Trustworthy modelling of atmospheric formaldehyde powered by deep learning

Mriganka Sekhar Biswas, Manmeet Singh

Formaldehyde (HCHO) is one one of the most important trace gas in the atmosphere, as it is a pollutant causing respiratory and other diseases. It is also a precursor of tropospheric ozone which damages crops and deteriorates human health. Study of HCHO chemistry and long-term monitoring using satellite data is important from the perspective of human health, food security and air pollution. Dynamic atmospheric chemistry models struggle to simulate atmospheric formaldehyde and often overestimate by up to two times relative to satellite observations and reanalysis. Spatial distribution of modelled HCHO also fail to match satellite observations. Here, we present deep learning approach using a simple super-resolution based convolutional neural network towards simulating fast and reliable atmospheric HCHO. Our approach is an indirect method of HCHO estimation without the need to chemical equations. We find that deep learning outperforms dynamical model simulations which involves complicated atmospheric chemistry representation.

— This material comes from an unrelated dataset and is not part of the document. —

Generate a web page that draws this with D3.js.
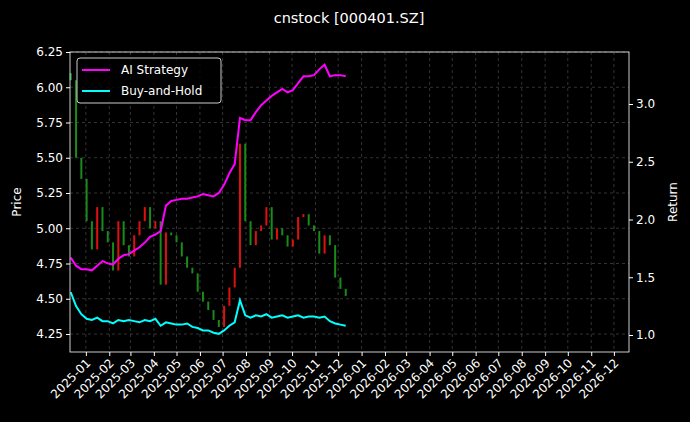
<!DOCTYPE html><html><head><script src="https://cdn.jsdelivr.net/npm/d3@7"></script>
<style>body{margin:0;background:#000}svg text{font-family:"DejaVu Sans";fill:#fff}</style></head><body><svg id="c" width="690" height="422"></svg>
<script>
const startDate="2024-12-12";
const closes=[6.05,5.50,5.35,5.05,4.85,5.15,4.98,4.90,4.70,5.05,4.88,4.80,4.95,5.05,5.15,5.00,5.05,4.60,4.97,4.95,4.90,4.80,4.72,4.68,4.55,4.48,4.42,4.35,4.30,4.45,4.58,4.72,5.60,5.05,4.88,4.98,5.02,5.15,4.92,5.00,4.95,4.87,4.92,5.08,5.10,5.02,4.98,4.82,4.95,4.88,4.65,4.57,4.52];
const aiStrategy=[1.67,1.60,1.57,1.57,1.56,1.60,1.64,1.62,1.61,1.66,1.69,1.70,1.73,1.76,1.80,1.85,1.87,1.90,2.12,2.16,2.17,2.18,2.18,2.19,2.20,2.22,2.21,2.20,2.23,2.30,2.40,2.48,2.88,2.86,2.86,2.93,2.99,3.03,3.07,3.10,3.13,3.10,3.12,3.18,3.24,3.24,3.25,3.30,3.34,3.24,3.25,3.25,3.24];
const buyHold=[1.37,1.25,1.18,1.14,1.13,1.15,1.12,1.12,1.10,1.13,1.12,1.13,1.12,1.11,1.13,1.12,1.14,1.08,1.11,1.10,1.09,1.09,1.10,1.07,1.06,1.04,1.04,1.02,1.01,1.04,1.08,1.11,1.30,1.17,1.15,1.17,1.16,1.18,1.15,1.16,1.17,1.15,1.16,1.17,1.15,1.16,1.16,1.15,1.16,1.12,1.10,1.09,1.08];
const priceTicks=[4.25,4.5,4.75,5.0,5.25,5.5,5.75,6.0,6.25];
const returnTicks=[1.0,1.5,2.0,2.5,3.0];
const xDomain=["2024-12-11","2026-12-21"];

const svg=d3.select("#c");
const L=70,R=629,T=52,B=352;
const p=d3.timeParse("%Y-%m-%d");
const s0=p(startDate);
const dates=closes.map((_,i)=>d3.timeDay.offset(s0,7*i));
const x=d3.scaleTime().domain(xDomain.map(p)).range([L,R]);
const y=d3.scaleLinear().domain([4.25-(352-334)/141, 6.25]).range([B,T]);
const y2=d3.scaleLinear().domain([1.0-(352-335)/115.5, 3.0+(104-52)/115.5]).range([B,T]);
const months=d3.timeMonth.range(p("2025-01-01"),p("2026-12-02"));
const g=svg.append("g");
g.selectAll(".gx").data(months).join("line").attr("x1",d=>x(d)).attr("x2",d=>x(d)).attr("y1",T).attr("y2",B).attr("stroke","#555").attr("stroke-width",0.6).attr("stroke-dasharray","3,3");
g.selectAll(".gy").data(priceTicks).join("line").attr("x1",L).attr("x2",R).attr("y1",d=>y(d)).attr("y2",d=>y(d)).attr("stroke","#555").attr("stroke-width",0.6).attr("stroke-dasharray","3,3");
const opens=closes.map((c,i)=>i?closes[i-1]:c+0.05);
svg.append("g").selectAll("rect").data(closes).join("rect")
 .attr("x",(d,i)=>x(dates[i])-1).attr("width",2)
 .attr("y",(d,i)=>y(Math.max(d,opens[i]))).attr("height",(d,i)=>Math.max(1,Math.abs(y(d)-y(opens[i]))))
 .attr("fill",(d,i)=>d>=opens[i]?"#e01010":"#1a8a1a");
const line=yy=>d3.line().x((d,i)=>x(dates[i])).y(d=>yy(d));
svg.append("path").datum(aiStrategy).attr("d",line(y2)).attr("fill","none").attr("stroke","#ff00ff").attr("stroke-width",2);
svg.append("path").datum(buyHold).attr("d",line(y2)).attr("fill","none").attr("stroke","#00ffff").attr("stroke-width",2);
const ax=svg.append("g").attr("transform",`translate(0,${B})`).call(d3.axisBottom(x).tickValues(months).tickFormat(d3.timeFormat("%Y-%m")).tickSize(4));
const ay=svg.append("g").attr("transform",`translate(${L},0)`).call(d3.axisLeft(y).tickValues(priceTicks).tickFormat(d3.format(".2f")).tickSize(4));
const ay2=svg.append("g").attr("transform",`translate(${R},0)`).call(d3.axisRight(y2).tickValues(returnTicks).tickFormat(d3.format(".1f")).tickSize(4));
[ax,ay,ay2].forEach(a=>{a.selectAll("line,path").attr("stroke","#fff");a.selectAll("text").style("font-size","12px").attr("fill","#fff");a.select(".domain").remove();});
ax.selectAll("text").attr("transform","rotate(-45)").attr("text-anchor","end").attr("dx","-0.4em").attr("dy","0.4em");
svg.append("rect").attr("x",L).attr("y",T).attr("width",R-L).attr("height",B-T).attr("fill","none").attr("stroke","#fff").attr("stroke-width",0.8);
svg.append("text").attr("x",349).attr("y",23).attr("text-anchor","middle").style("font-size","14.5px").text("cnstock [000401.SZ]");
svg.append("text").attr("transform","translate(21,202) rotate(-90)").attr("text-anchor","middle").style("font-size","12px").text("Price");
svg.append("text").attr("transform","translate(677,202) rotate(-90)").attr("text-anchor","middle").style("font-size","12px").text("Return");
const lg=svg.append("g");
lg.append("rect").attr("x",77).attr("y",58).attr("width",144).attr("height",45).attr("rx",3).attr("fill","#000").attr("fill-opacity",0.8).attr("stroke","#ccc");
[["AI Strategy","#ff00ff"],["Buy-and-Hold","#00ffff"]].forEach(([t,c],i)=>{
 lg.append("line").attr("x1",82).attr("x2",110).attr("y1",70+i*21).attr("y2",70+i*21).attr("stroke",c).attr("stroke-width",2);
 lg.append("text").attr("x",121).attr("y",74+i*21).style("font-size","12px").text(t);
});
</script></body></html>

Causality establishing the nonlinear relationships of different variables to target formaldehyde is established in our approach by using a variety of precursors from meteorology and chemical reanalysis to target OMI AURA satellite based HCHO predictions. We choose South Asia for testing our implementation as it doesnt have in situ measurements of formaldehyde and there is a need for improved quality data over the region. Moreover, there are spatial and temporal data gaps in the satellite product which can be removed by trustworthy modelling of atmospheric formaldehyde. This study is a novel attempt using computer vision for trustworthy modelling of formaldehyde from remote sensing can lead to cascading societal benefits.